Artventure: Wolfville, NS Part 2
Wolfville in September was beautiful: sunny, still warm from summer, and about as cute as a town in Nova Scotia can be.
I found the town’s amenities nicely balanced with at least one of everything you’d find handy in a larger town, and even some consignment shops and a used bookstore. To give you a sense of its scale, population is less than 4,000 residents, though this figure almost doubles during the eight months a year when the university is in session.
Canada is a big country to cross and traveling from Vancouver to Wolfville is a full day affair. I scheduled my trip so I would arrive on Wednesday evening and have Thursday to recover from jet lag before giving an artist’s talk on Friday afternoon and a full-day, hands-on workshop on Saturday.
My home away from home was Blue Shutters Bed & Breakfast.
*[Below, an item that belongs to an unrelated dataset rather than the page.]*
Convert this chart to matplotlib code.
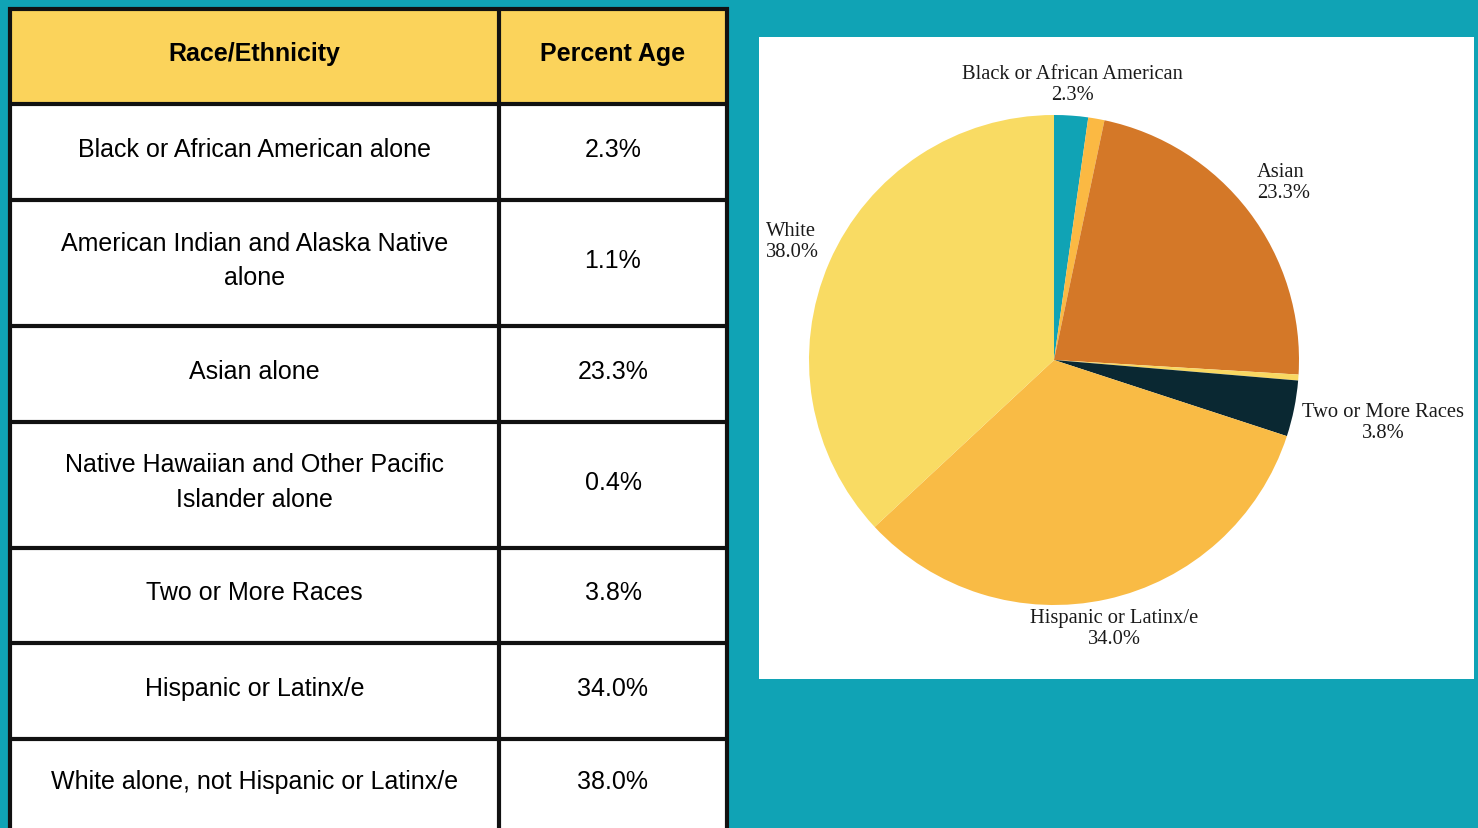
import matplotlib
matplotlib.use("Agg")
import matplotlib.pyplot as plt
from matplotlib.patches import Rectangle

# ---------------- data ----------------
table_categories = [
    "Black or African American alone",
    "American Indian and Alaska Native\nalone",
    "Asian alone",
    "Native Hawaiian and Other Pacific\nIslander alone",
    "Two or More Races",
    "Hispanic or Latinx/e",
    "White alone, not Hispanic or Latinx/e",
]
percent_values = [2.3, 1.1, 23.3, 0.4, 3.8, 34.0, 38.0]
pie_labels = ["Black or African American", "", "Asian", "", "Two or More Races",
              "Hispanic or Latinx/e", "White"]
header_labels = ["Race/Ethnicity", "Percent Age"]

# ---------------- style ----------------
W, H = 1478, 829
TEAL = "#10A3B5"
HEADER_YELLOW = "#FBD35B"
LINE = "#111111"
pie_colors = ["#10A3B5", "#FBB943", "#D47828", "#F9D862", "#0A2832", "#F9BB45", "#F9DB63"]

fig = plt.figure(figsize=(W / 100, H / 100), dpi=100, facecolor=TEAL)

# ---------------- table (pixel coordinate axes) ----------------
ax0 = fig.add_axes([0, 0, 1, 1])
ax0.set_xlim(0, W)
ax0.set_ylim(H, 0)
ax0.axis("off")

x_left, x_div, x_right = 10, 499, 727
row_lines = [9.5, 105, 200.5, 327, 422.7, 548.5, 644, 740, 870]

ax0.add_patch(Rectangle((x_left, row_lines[0]), x_right - x_left, H + 50, facecolor="white",
                        edgecolor="none", zorder=1))
ax0.add_patch(Rectangle((x_left, row_lines[0]), x_right - x_left, row_lines[1] - row_lines[0],
                        facecolor=HEADER_YELLOW, edgecolor="none", zorder=1))
for y in row_lines[:-1]:
    ax0.plot([x_left - 2, x_right + 2], [y, y], color=LINE, lw=3.0, solid_capstyle="butt", zorder=3)
for x in (x_left, x_div, x_right):
    ax0.plot([x, x], [row_lines[0] - 2, H + 10], color=LINE, lw=3.0, solid_capstyle="butt", zorder=3)

c1 = (x_left + x_div) / 2
c2 = (x_div + x_right) / 2
hy = (row_lines[0] + row_lines[1]) / 2 - 3
ax0.text(c1, hy, header_labels[0], ha="center", va="center", fontsize=18, fontweight="bold",
         family="Liberation Sans", color="#000000", zorder=4)
ax0.text(c2, hy, header_labels[1], ha="center", va="center", fontsize=18, fontweight="bold",
         family="Liberation Sans", color="#000000", zorder=4)
for i, (cat, val) in enumerate(zip(table_categories, percent_values)):
    yc = (row_lines[i + 1] + row_lines[i + 2]) / 2 - 3
    if i == len(table_categories) - 1:
        yc = 782
    ax0.text(c1, yc, cat, ha="center", va="center", fontsize=18, family="Liberation Sans",
             color="#000000", linespacing=1.55, zorder=4)
    ax0.text(c2, yc, f"{val:.1f}%", ha="center", va="center", fontsize=18,
             family="Liberation Sans", color="#000000", zorder=4)

# ---------------- white panel ----------------
ax0.add_patch(Rectangle((759, 37.5), 1473.5 - 759, 679.5 - 37.5, facecolor="white",
                        edgecolor="none", zorder=1))

# ---------------- pie ----------------
cx, cy, r = 1054, 361, 245
ax = fig.add_axes([(cx - r) / W, (H - cy - r) / H, 2 * r / W, 2 * r / H])
ax.pie(percent_values, colors=pie_colors, startangle=90, counterclock=False,
       wedgeprops=dict(linewidth=0))
ax.set_xlim(-1, 1)
ax.set_ylim(-1, 1)
ax.set_aspect("equal")
ax.axis("off")

label_pos = {
    0: (1072, 85, "center"),
    2: (1257, 183, "left"),
    4: (1302, 423, "left"),
    5: (1114, 629, "center"),
    6: (766, 242, "left"),
}
for i, (x, y, ha) in label_pos.items():
    ax0.text(x, y, f"{pie_labels[i]}\n{percent_values[i]:.1f}%", ha=ha, va="center",
             multialignment="center" if i in (0, 4, 5) else "left",
             fontsize=14.8, family="Liberation Serif", color="#1a1a1a", linespacing=1.08, zorder=5)

fig.savefig("out.png", dpi=100, facecolor=TEAL)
I stayed in the Blue Room and it truly was the perfect sanctuary for me to finish preparing my artist talk and relax at the end of each day. The hosts, Diane and Darryl, were lovely folk. While their location is further away from the university than other B&B’s, it only took me 10 minutes to walk to the gallery. Their pricing is competitive, they offer a handy airport pickup/drop off service that is half the price of any other business offering this service, and I’m certain a better breakfast is not to be found elsewhere in town.
On Thursday, Andrew’s parents drove in from the Annapolis Valley to meet me for lunch (so sad he was working a deadline and couldn’t come with me on this trip). We agreed to meet at the gallery. I arrived a bit early so I could take a quick look around and see how my installation guide had been interpreted (the guide is a combination of photos and written instructions). It worked well – most of the pieces were installed perfectly, the rest just needed some minor tweaking (which means I need to look at my instructions for these few pieces and make adjustments). The gallery presents a lot of floor space and it was unexpected to see the plinth mounted work oriented against the walls.
Andrew’s parents arrived and toured the exhibit. It was the first time either of them had seen my work. I think Andrew’s father appreciated the work, but it was his mom who really got a kick out of it. I delighted in hearing her sudden outbursts of laughter as she studied certain pieces. Both of them quite liked the new piece I had made for the Acadia exhibit:
The three of us had a leisurely lunch at Paddy’s Brew Pub, sampling locally made blueberry beer and chatting up a storm. It was a wonderful way to distract myself from stewing over the artist talk that I was to give in 24 hours time.